**Do this**.
Identify the lines that contain the word "chart", then copy them.

**Available data**.
■ ■ ■ ■ ■
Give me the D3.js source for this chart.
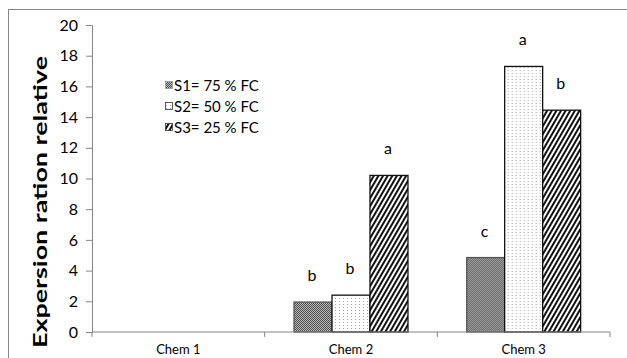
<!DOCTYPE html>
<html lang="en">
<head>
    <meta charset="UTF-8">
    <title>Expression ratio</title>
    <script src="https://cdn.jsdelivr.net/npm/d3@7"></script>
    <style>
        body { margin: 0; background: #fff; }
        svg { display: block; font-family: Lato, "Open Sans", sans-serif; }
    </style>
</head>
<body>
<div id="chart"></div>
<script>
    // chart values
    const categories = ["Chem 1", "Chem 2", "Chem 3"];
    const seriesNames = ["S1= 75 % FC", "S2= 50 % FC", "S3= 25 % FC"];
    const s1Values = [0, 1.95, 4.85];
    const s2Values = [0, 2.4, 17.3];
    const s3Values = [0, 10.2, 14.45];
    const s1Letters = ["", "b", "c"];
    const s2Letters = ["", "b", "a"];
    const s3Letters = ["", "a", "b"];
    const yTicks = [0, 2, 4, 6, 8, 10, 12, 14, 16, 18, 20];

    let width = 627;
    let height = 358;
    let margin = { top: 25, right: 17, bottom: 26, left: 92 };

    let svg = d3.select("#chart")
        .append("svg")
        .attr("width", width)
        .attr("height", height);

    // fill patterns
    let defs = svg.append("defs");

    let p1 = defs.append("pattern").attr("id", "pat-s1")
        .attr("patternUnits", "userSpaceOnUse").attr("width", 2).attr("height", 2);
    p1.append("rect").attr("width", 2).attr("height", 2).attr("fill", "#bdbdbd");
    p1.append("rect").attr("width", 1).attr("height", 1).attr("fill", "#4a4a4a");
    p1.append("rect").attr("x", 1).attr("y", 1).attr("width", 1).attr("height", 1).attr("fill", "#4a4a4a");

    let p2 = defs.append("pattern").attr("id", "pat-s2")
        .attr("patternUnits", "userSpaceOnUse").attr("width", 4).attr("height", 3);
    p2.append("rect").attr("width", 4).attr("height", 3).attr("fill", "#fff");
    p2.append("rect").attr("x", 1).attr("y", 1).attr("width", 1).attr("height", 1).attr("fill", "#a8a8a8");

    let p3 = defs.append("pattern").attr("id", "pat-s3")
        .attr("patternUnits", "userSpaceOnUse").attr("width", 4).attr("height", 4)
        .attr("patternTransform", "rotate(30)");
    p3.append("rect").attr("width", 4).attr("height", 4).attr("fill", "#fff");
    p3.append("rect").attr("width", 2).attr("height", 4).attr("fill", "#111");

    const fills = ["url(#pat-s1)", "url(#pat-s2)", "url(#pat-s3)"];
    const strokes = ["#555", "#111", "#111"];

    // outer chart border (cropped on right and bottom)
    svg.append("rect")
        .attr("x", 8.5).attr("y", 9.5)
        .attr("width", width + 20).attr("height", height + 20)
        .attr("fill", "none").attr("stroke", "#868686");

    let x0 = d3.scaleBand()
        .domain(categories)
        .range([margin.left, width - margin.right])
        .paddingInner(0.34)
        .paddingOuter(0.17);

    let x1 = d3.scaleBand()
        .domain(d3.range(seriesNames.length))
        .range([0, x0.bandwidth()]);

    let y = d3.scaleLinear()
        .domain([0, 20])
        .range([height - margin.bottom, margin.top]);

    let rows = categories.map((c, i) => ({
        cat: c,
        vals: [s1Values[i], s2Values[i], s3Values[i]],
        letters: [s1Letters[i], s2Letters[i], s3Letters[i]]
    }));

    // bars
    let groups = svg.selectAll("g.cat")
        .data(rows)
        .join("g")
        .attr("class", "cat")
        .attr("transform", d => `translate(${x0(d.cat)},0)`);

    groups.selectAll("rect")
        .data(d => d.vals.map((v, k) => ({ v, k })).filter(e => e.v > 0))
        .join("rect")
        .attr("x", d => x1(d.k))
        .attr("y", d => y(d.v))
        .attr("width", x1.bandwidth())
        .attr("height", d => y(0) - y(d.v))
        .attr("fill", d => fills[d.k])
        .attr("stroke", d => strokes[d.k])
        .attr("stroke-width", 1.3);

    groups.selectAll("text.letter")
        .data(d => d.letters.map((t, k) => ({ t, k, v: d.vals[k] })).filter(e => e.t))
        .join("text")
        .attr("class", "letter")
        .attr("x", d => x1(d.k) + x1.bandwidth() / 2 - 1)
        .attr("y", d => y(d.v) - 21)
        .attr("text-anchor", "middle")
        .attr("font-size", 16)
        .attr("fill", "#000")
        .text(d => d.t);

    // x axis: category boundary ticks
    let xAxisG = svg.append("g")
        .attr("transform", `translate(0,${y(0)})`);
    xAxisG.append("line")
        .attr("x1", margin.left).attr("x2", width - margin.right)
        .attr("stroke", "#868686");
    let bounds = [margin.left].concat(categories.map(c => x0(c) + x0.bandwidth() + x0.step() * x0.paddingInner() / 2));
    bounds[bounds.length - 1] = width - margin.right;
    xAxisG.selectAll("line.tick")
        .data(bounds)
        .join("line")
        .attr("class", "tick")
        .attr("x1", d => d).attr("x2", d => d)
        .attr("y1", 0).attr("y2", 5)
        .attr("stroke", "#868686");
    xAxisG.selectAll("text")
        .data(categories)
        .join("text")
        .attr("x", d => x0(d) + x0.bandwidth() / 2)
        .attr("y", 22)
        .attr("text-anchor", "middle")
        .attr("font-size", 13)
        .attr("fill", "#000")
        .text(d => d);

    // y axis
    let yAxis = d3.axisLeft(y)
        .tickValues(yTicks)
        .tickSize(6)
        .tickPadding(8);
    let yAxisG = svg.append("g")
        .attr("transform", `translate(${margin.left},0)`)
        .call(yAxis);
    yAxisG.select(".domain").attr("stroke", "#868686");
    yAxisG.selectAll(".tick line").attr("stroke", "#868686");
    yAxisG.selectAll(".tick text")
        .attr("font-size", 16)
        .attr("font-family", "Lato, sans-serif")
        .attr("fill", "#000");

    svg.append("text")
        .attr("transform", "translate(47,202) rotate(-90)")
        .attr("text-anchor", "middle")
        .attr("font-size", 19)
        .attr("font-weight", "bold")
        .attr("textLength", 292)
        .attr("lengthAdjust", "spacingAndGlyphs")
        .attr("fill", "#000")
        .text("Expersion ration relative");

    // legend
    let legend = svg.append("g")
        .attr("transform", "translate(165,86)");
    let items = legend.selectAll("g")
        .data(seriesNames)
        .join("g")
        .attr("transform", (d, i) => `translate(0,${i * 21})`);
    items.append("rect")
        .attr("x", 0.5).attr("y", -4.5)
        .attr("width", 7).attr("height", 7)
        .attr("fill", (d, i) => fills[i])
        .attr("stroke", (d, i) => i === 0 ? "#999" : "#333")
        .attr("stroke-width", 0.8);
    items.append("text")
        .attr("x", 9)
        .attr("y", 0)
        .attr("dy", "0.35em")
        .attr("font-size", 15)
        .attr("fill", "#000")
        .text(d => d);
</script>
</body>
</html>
■ ■ ■ ■ ■
**The response**.
Give me the D3.js source for this chart.
<div id="chart"></div>
    // chart values
    let svg = d3.select("#chart")
    // outer chart border (cropped on right and bottom)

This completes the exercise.